Le ferite persistenti: Collegio Chartwell, il lucido memoir di Glenn Head

Glenn è un adolescente turbolento come lo sono tanti suoi coetanei negli anni ’70. La sua condotta fa tuttavia preoccupare i genitori, che decidono di spedirlo al collegio Chartwell, un istituto che si vende come scuola in stile inglese, gestito da un preside profondamente ambiguo, il signor Lynch. Glenn e i suoi amici sono sottoposti a un regime educativo che mischia nella maniera più morbosa una disciplina rigorosa con un affetto e una confidenza eccessivi che non tardano a trasformarsi in abusi psicologici e sessuali.
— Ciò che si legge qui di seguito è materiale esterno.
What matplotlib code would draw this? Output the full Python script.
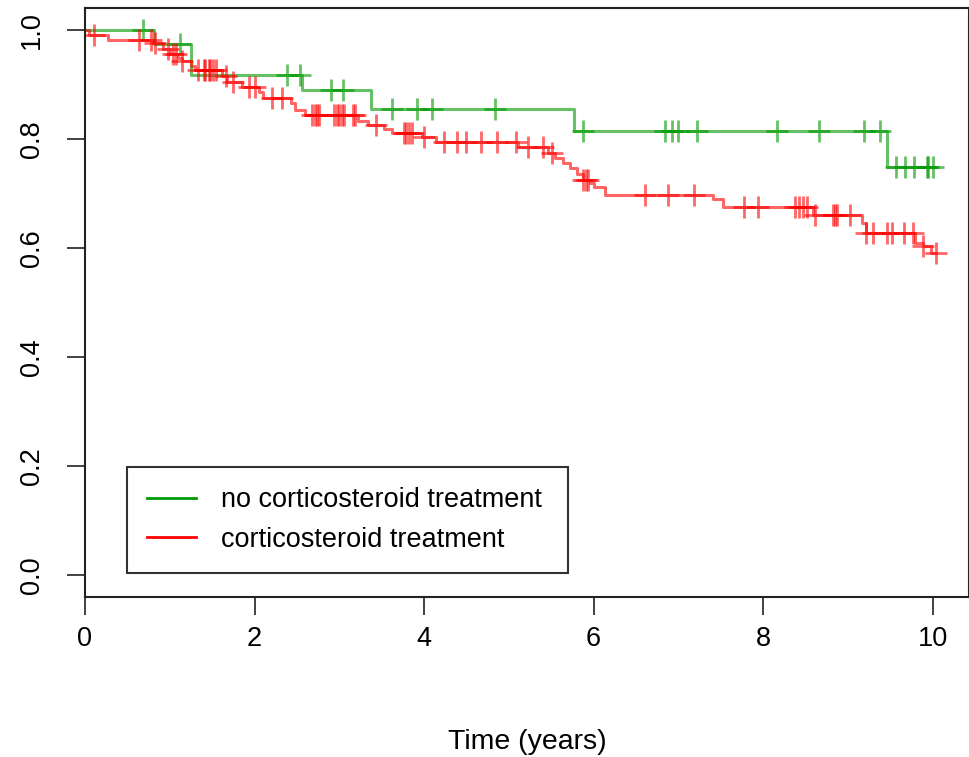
import numpy as np
import matplotlib.pyplot as plt

plt.rcParams['font.family'] = ['Liberation Sans', 'DejaVu Sans']

# Kaplan-Meier steps: drop times and the level after each drop
green_times = [0.0, 0.81, 1.25, 2.56, 3.37, 5.77, 9.46]
green_surv = [1.0, 0.974, 0.918, 0.890, 0.855, 0.814, 0.748]
green_end = 10.02
green_censor = [0.69, 1.12, 2.38, 2.54, 2.90, 3.04, 3.62, 3.92, 4.09, 4.84,
                5.88, 6.84, 6.92, 7.00, 7.22, 8.17, 8.66, 9.19, 9.38,
                9.57, 9.68, 9.78, 9.93, 9.95, 10.0]

red_times = [0.0, 0.05, 0.27, 0.80, 0.92, 1.00, 1.10, 1.15, 1.25, 1.30,
             1.62, 1.68, 1.85, 2.05, 2.10, 2.43, 2.48, 2.60, 3.22, 3.34,
             3.53, 3.62, 3.98, 4.14, 5.11, 5.46, 5.55, 5.64, 5.72, 5.81,
             5.87, 5.96, 6.00, 6.14, 7.41, 7.53, 8.59, 9.17, 9.21, 9.79,
             9.89, 9.98]
red_surv = [1.0, 0.990, 0.982, 0.976, 0.965, 0.955, 0.949, 0.943, 0.933, 0.927,
            0.915, 0.905, 0.895, 0.886, 0.875, 0.865, 0.853, 0.843, 0.832, 0.826,
            0.818, 0.811, 0.803, 0.794, 0.786, 0.775, 0.765, 0.756, 0.747, 0.736,
            0.725, 0.720, 0.712, 0.698, 0.689, 0.676, 0.661, 0.646, 0.628, 0.610,
            0.603, 0.590]
red_end = 10.04
red_censor = [0.11, 0.64, 0.78, 0.83, 0.98, 1.04, 1.07, 1.15, 1.33, 1.40,
              1.42, 1.46, 1.47, 1.51, 1.54, 1.66, 1.75, 1.93, 2.01, 2.21,
              2.33, 2.68, 2.71, 2.74, 2.76, 2.94, 2.97, 3.00, 3.03, 3.05,
              3.16, 3.19, 3.43, 3.76, 3.79, 3.82, 3.86, 4.00, 4.23, 4.39,
              4.49, 4.67, 4.86, 5.08, 5.23, 5.40, 5.51, 5.88, 5.91, 5.93,
              6.61, 6.88, 7.18, 7.77, 7.94, 8.38, 8.42, 8.47, 8.52, 8.61,
              8.82, 8.85, 8.87, 9.03, 9.21, 9.30, 9.46, 9.52, 9.66, 9.77,
              9.89, 10.04]

labels = ["no corticosteroid treatment", "corticosteroid treatment"]
colors = [(0.0, 0.6, 0.0), (1.0, 0.0, 0.0)]

fig = plt.figure(figsize=(9.69, 7.57), dpi=100)
ax = fig.add_axes([85 / 969, 160 / 757, 884 / 969, 589 / 757])


def km_curve(ax, times, surv, end, censor, color, label):
    t = np.append(times, end)
    s = np.append(surv, surv[-1])
    ax.step(t, s, where='post', color=color, lw=2.2, alpha=0.6, label=label)
    idx = np.searchsorted(times, censor, side='right') - 1
    ax.plot(censor, np.asarray(surv)[idx], '+', color=color, ms=16,
            mew=2.0, alpha=0.6, linestyle='none')


km_curve(ax, green_times, green_surv, green_end, green_censor, colors[0], labels[0])
km_curve(ax, red_times, red_surv, red_end, red_censor, colors[1], labels[1])

ax.set_xlim(0, 10.43)
ax.set_ylim(-0.04, 1.04)
ax.set_xticks([0, 2, 4, 6, 8, 10])
ax.set_yticks([0.0, 0.2, 0.4, 0.6, 0.8, 1.0])
ax.set_yticklabels(["0.0", "0.2", "0.4", "0.6", "0.8", "1.0"], rotation=90,
                   va='center')
ax.tick_params(axis='both', labelsize=19.5, length=13, width=1.3, color='#333333')
ax.tick_params(axis='y', pad=16)
ax.tick_params(axis='x', pad=8)
for sp in ax.spines.values():
    sp.set_linewidth(1.5)
    sp.set_color('#222222')

ax.set_xlabel("Time (years)", fontsize=20.5, labelpad=55)

leg = ax.legend(loc='lower left', bbox_to_anchor=(0.0476, 0.041, 0.4985, 0.183),
                mode='expand', fontsize=19.5, frameon=True, fancybox=False,
                handlelength=1.8, handletextpad=0.9, borderpad=0.75,
                labelspacing=0.5, borderaxespad=0)
leg.get_frame().set_edgecolor('black')
leg.get_frame().set_linewidth(1.5)
for h in leg.get_lines():
    h.set_alpha(1.0)
    h.set_linewidth(2)

fig.savefig("out.png", dpi=100)
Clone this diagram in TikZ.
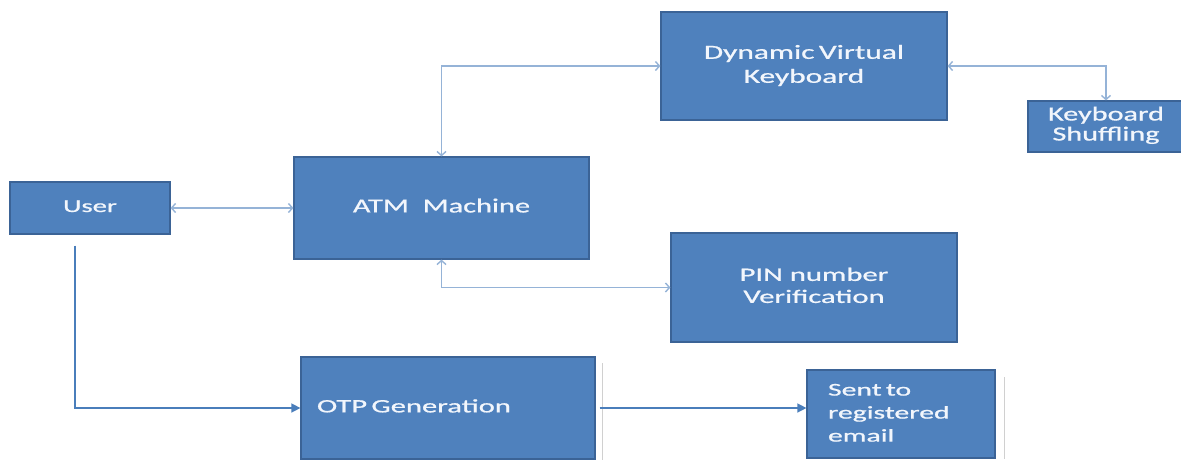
\documentclass[tikz,border=0pt]{standalone}
\usepackage{fontspec}
\setmainfont{Carlito}
\newfontfamily\heavyish[FakeBold=0.7]{Carlito}
\usepackage{graphicx}
\usetikzlibrary{arrows.meta}
\definecolor{boxfill}{HTML}{4F81BD}
\definecolor{boxedge}{HTML}{3B6396}
\definecolor{lightline}{HTML}{95B3D7}
\definecolor{darkline}{HTML}{4A7EBB}
\definecolor{ghost}{HTML}{D0D0D0}
\definecolor{boxtextcol}{HTML}{F2F6FC}
\newcommand{\boxtext}[5]{\scalebox{#1}[1]{\fontsize{#2}{#3}\selectfont\begin{tabular}{@{}#4@{}}#5\end{tabular}}}
\newcommand{\tightsp}{\hspace{0.14em}}
\tikzset{
  blockbox/.style={draw=boxedge, fill=boxfill, line width=1.2pt, inner sep=0pt, text=boxtextcol, font=\heavyish},
  lightconn/.style={draw=lightline, line width=1.4pt, {Straight Barb[length=4pt,width=9pt]}-{Straight Barb[length=4pt,width=9pt]}},
  darkconn/.style={draw=darkline, line width=1.4pt, -{Triangle[length=9pt,width=9pt]}},
  ghostline/.style={draw=ghost, line width=1.2pt}
}
\begin{document}
\begin{tikzpicture}[x=1pt,y=-1pt]
\useasboundingbox[fill=white] (0,0) rectangle (1181,461);
% nodes
\node[blockbox, minimum width=160pt, minimum height=52pt] (user) at (90,208)
  {\boxtext{1.59}{18}{20}{c}{User}};
\node[blockbox, minimum width=295pt, minimum height=102pt] (atm) at (441.5,208)
  {\boxtext{1.52}{20}{22}{c}{ATM\ \ Machine}};
\node[blockbox, minimum width=286pt, minimum height=108pt] (dvk) at (804,66)
  {\boxtext{1.57}{20}{24}{c}{Dynamic\tightsp Virtual\\ Keyboard}};
\node[blockbox, minimum width=156pt, minimum height=51pt] (ks) at (1106,126.5)
  {\boxtext{1.51}{20}{20}{c}{Keyboard\\ Shuffling}};
\node[blockbox, minimum width=286pt, minimum height=109pt] (pin) at (814,287.5)
  {\boxtext{1.61}{19}{22}{c}{PIN number\\ Verification}};
\node[blockbox, minimum width=294pt, minimum height=102pt, text width=262pt, align=left, inner xsep=16pt] (otp) at (448,408)
  {\boxtext{1.61}{19}{22}{l}{OTP\tightsp Generation}};
\node[blockbox, minimum width=188pt, minimum height=88pt, text width=146pt, align=left, inner xsep=21pt] (sent) at (901,414)
  {\boxtext{1.65}{18}{23}{l}{Sent\tightsp to\\ registered\\ email}};
% faint edges beside the lower boxes
\draw[ghostline] ([xshift=7pt,yshift=-7pt]otp.north east) -- ([xshift=7pt]otp.south east);
\draw[ghostline] ([xshift=9pt,yshift=-8pt]sent.north east) -- ([xshift=9pt]sent.south east);
% connectors
\draw[lightconn] (user.east) -- (atm.west);
\draw[lightconn] (atm.north) |- (dvk.west);
\draw[lightconn] (dvk.east) -| (ks.north);
\draw[lightconn] (atm.south) |- (pin.west);
\draw[darkconn] ([xshift=-15pt,yshift=-11pt]user.south) |- (otp.west);
\draw[darkconn] ([xshift=4pt]otp.east) -- (otp.east -| sent.west);
\end{tikzpicture}
\end{document}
Il ragazzo cresce e abbandona il collegio Chartwell, ma quel periodo non lo abbandona mai e i traumi che ha riportato lo accompagnano nella sua vita adulta condizionando il suo rapporto con la famiglia, anche dopo che il signor Lynch fa i conti con la giustizia. Il tratto distintivo di Collegio Chartwell (Coconino Press, pag. 248, euro 23), il memoir di Glenn Head è la profonda lucidità con cui l’autore tratta la vicenda, evitando accuratamente la spettacolarizzazione a buon mercato alla ricerca di facili reazioni di pancia da parte dei lettori. Non c’è un solo punto in tutto il volume in cui l’autore carichi gli eventi di emotività o di tensione se non è strettamente necessario. Sarebbe poi stato facile buttarla sul sensazionalismo, una vicenda del genere si presta e il fatto che chi la narra l’abbia subita in prima persona giustificherebbe almeno in parte l’indulgere in tal senso ma Glenn Head no, rifiuta persino di lasciare che il periodo del collegio, con il rapporto malato con il signor Lynch, si prendano tutto lo spazio del racconto.

 

 

L’esperienza di Chartwell è solo una parte della vicenda e serve a gettare le basi per lo sviluppo dell’intera trama, costruita intorno alla lunga, difficile e dolorosa elaborazione di traumi profondi che portano l’autore e protagonista ad affrontare i propri istinti di autodistruzione. Glenn lascia parlare i fatti nudi e crudi, messi lì di fronte al lettore senza alcun artificio ma anche privi di mediazioni, in tutto il loro impatto devastante o meno che sia, a seconda della sensibilità di chi la storia la riceve. Il ragazzo è da solo a leccarsi le ferite, non può mai contare del tutto sulla sua famiglia che il trauma riesce ad elaborarlo ancor meno in quanto impastato di sensi di colpa, e quando può lo rimuove anche solo non parlandone. Graficamente, Collegio Chartwell si rifà alla tradizione dell’underground americano, illustrando la vicenda con un tratto cartoonesco à la Peter Bagge asciugato della verve umoristica del creatore di Odio, con tavole dense di neri pieni che trasmettono la pesantezza dello stato mentale di Glenn con una ferma discrezione, presenti ma non pesanti. Il volume è uno di quei fumetti disarmanti, quasi carveriani nella scelta di una narrazione spartana che deve il suo potere proprio a una sobrietà che rinuncia a virtuosismi registici in favore di una linearità che non lascia al lettore spazi per nascondersi se non quello di chiudere il volume per un attimo e, come la madre del protagonista, per un attimo pensare ad altro. Glenn Head è un uomo pacificato che però non dimentica e, soprattutto, non riconosce grandi attenuanti a genitori che, pur non colpevolizzati oltremisura, non vengono certo assolti né sollevati dalla responsabilità di una scelta che ha compromesso la vita del loro figlio nei decenni a venire. E questa, in definitiva, è una scelta in pieno accordo con un mondo, quello rappresentato in Collegio Chartwell, in cui non sei mai completamente al sicuro, nemmeno con le persone su cui dovresti poter fare affidamento e che, dopo averti aperto ferite destinate a restare per tutta la vita, si preoccupano di come uscirne tutto sommato puliti.